Por suerte en el camino me encontré en el querubín. Por su mirada comprendí que notó algo raro en mí, de hecho me detuvo tomándome de la mano, me obligó a agacharme para colocar mi rostro a la altura del suyo y, aunque notó mi gesto apesadumbrado, quiso estar seguro y preguntó:
—¿Estás triste?
—Un poquito —le contesté.
Entonces él, sabiéndome vulnerable, se encarreró para meterme un golpe en el estómago, luego intentó derribarme y gruñendo como enloquecido anunció que ahora sí, Iroman vencería a Hulk sin ningún problema.
Apenas pude balbucear «méndigo escuincle», porque medio minuto después, con las máscaras puestas, tuvimos una batalla épica, en la que las broncas laborales y la pesadumbre por lo que no iba a ser fueron ubicadas en el lugar que les correspondía: el olvido.
Y no implicaba que fuera yo un desobligado o un irresponsable, sino que comprendí que de poco me iban a servir esas emociones para encontrar salidas a los problemas, y al contrario, estorbaban. Más cuando nos estábamos divirtiendo tanto.
Además, de lo que me urgía echar mano en ese momento era de la creatividad, del ingenio y del coraje para encontrar nuevos caminos a estos proyectos, no de melancolías que me invitaran a llorar por mí mismo.
Tan bien luché, que a pesar de resultar vencido, el poderoso y siempre generoso Iroman me invitó una de sus gelatinas, y luego me pidió que fuéramos a la calle, para ahora tener unas competencias corriendo pero cuesta arriba en una pendiente que debe tener una inclinación de sesenta grados.
Claro que a la media hora, además de empapados de sudor, terminamos sin ganas ni de mover un dedo. Sin embargo, mis obligaciones como padre no habían terminado, debí cargar con el querubín para bañarlo y, feliz con su ingenua malicia, también terminé empapado ante sus estridentes carcajadas.

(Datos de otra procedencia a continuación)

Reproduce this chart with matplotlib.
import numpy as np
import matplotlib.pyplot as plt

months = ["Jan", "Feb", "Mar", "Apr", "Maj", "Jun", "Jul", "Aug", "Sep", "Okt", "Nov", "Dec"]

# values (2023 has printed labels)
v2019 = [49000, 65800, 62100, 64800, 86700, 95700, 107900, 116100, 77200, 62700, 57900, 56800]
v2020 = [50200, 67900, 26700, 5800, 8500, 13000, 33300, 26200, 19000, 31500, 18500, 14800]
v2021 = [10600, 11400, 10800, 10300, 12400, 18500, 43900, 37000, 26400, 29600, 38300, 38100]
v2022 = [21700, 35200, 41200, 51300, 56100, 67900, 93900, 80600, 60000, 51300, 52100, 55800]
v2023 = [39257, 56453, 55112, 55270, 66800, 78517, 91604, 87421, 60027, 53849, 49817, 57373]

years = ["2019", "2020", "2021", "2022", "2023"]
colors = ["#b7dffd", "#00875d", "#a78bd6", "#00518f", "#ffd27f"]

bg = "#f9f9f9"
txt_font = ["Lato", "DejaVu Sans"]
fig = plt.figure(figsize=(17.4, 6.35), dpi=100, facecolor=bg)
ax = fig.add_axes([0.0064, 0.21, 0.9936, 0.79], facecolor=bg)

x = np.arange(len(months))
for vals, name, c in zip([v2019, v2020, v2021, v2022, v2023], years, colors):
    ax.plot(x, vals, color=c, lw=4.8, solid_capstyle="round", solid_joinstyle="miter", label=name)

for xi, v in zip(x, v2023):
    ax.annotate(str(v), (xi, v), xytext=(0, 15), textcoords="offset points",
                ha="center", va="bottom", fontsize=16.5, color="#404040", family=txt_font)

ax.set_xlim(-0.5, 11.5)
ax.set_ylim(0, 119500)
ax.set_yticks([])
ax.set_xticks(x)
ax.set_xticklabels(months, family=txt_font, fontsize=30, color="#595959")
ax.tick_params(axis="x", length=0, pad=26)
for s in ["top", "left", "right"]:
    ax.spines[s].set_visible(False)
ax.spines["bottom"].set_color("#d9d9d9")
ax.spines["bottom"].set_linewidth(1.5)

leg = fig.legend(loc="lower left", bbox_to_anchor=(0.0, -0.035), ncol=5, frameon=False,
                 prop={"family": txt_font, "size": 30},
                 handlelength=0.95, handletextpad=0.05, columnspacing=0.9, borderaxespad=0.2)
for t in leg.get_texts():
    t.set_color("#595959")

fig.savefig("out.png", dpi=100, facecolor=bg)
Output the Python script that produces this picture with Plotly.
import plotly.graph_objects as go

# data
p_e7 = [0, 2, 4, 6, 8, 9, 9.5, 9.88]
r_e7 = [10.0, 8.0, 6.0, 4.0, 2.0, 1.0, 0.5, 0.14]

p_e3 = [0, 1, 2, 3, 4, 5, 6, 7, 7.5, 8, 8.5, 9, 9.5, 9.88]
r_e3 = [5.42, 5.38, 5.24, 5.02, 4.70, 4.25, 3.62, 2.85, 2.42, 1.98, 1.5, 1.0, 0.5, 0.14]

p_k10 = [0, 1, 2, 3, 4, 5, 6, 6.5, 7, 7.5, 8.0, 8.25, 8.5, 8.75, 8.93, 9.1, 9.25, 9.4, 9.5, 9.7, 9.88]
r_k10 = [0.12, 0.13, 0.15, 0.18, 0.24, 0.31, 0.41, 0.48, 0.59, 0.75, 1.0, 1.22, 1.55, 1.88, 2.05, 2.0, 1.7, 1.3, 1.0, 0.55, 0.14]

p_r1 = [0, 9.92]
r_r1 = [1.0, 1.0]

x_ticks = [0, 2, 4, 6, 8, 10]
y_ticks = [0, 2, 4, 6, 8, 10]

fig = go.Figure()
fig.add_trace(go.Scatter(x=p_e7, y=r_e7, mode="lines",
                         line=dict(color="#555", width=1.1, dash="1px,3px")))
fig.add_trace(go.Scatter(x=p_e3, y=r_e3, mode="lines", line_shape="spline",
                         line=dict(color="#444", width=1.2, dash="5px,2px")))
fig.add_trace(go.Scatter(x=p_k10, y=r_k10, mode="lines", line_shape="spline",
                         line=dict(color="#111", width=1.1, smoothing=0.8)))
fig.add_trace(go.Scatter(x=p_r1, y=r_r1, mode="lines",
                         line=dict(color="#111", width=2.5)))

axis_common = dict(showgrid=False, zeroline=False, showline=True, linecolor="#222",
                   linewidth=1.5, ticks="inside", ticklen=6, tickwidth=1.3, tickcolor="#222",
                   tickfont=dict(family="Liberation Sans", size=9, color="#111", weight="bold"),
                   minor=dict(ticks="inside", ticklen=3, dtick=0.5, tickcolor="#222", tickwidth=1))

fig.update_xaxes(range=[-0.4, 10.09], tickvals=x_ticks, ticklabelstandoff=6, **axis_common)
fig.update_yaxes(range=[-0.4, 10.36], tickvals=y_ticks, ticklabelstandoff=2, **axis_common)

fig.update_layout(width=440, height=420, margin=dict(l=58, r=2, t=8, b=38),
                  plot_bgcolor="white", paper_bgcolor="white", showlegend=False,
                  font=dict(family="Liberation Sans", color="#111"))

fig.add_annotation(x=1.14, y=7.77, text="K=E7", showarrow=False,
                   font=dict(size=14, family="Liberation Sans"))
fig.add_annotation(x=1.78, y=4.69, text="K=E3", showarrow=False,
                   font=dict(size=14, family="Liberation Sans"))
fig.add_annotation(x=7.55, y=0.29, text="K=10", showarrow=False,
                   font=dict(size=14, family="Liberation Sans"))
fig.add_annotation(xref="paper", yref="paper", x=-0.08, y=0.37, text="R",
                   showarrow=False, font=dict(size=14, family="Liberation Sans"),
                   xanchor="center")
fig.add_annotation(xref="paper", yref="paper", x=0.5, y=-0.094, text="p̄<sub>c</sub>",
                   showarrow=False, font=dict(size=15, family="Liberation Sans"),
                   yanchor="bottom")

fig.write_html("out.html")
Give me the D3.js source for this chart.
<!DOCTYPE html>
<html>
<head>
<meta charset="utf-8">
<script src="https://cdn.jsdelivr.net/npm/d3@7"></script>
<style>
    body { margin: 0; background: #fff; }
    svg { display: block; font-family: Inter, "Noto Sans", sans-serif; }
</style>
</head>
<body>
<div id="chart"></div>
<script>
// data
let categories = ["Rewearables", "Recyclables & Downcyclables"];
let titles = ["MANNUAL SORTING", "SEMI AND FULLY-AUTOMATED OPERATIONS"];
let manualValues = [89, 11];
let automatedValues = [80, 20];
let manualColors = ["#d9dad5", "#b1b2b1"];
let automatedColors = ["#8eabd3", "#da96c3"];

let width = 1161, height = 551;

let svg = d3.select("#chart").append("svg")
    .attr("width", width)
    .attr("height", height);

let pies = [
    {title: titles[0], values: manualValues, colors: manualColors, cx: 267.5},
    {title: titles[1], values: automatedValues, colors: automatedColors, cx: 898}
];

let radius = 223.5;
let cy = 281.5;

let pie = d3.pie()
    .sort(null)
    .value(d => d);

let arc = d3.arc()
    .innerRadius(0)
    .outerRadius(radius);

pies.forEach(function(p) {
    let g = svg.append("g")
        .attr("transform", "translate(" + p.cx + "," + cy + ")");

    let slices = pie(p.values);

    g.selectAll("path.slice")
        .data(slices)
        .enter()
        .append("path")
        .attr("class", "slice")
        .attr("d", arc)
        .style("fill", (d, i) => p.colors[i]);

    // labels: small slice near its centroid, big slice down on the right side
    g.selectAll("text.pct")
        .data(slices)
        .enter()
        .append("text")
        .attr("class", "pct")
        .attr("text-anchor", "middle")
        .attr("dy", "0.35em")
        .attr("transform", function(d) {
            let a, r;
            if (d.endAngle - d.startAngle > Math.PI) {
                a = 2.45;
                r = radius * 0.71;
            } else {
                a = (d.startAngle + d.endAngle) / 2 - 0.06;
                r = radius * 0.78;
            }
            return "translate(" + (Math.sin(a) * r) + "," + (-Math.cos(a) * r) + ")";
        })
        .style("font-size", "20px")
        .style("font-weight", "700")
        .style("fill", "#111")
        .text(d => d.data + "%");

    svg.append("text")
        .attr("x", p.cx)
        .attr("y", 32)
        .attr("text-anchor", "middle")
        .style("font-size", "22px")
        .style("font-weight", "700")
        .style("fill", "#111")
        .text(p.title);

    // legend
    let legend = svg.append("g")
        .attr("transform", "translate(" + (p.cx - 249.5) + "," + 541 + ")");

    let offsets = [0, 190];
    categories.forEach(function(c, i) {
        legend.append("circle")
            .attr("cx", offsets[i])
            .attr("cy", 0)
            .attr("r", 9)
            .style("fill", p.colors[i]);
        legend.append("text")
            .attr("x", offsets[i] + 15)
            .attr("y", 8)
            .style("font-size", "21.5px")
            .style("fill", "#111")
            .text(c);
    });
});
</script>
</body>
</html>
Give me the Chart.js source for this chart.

Esa noche, cuando el niño dormía y mientras le contaba a la dueña de mis quincenas las peripecias del día, ya había encontrado nuevas rutas a explorar para seguir adelante. Siendo sinceros, a la fecha ninguna se ha materializado (en eso estamos trabajando), pero en ese momento me sirvieron como estímulo para vencer al desánimo y para no rendirme.
¿Fue el querubín quien me inspiró esas nuevas ideas? Honestamente, no. La realidad no es tan poética. Pero si fue —y es— él un poderoso acicate para invitarme a ser mejor y para seguir avanzando hacia el frente.
Y no creo que mi caso sea extraordinario, pues la gran mayoría de los padres hemos aprendido con los hijos a conocer el amor más desinteresado y a crecer en distintos ámbitos más allá de lo que alguna vez supusimos posible.
Ahora, aprovechando que se acerca el día del padre, invito a los papás a abrazar con cariño a sus hijos e hijas, porque amén de que ellos no dan ese título familiar, ustedes lo saben, sin los querubines la vida no sería tan deliciosa. Hasta la próxima.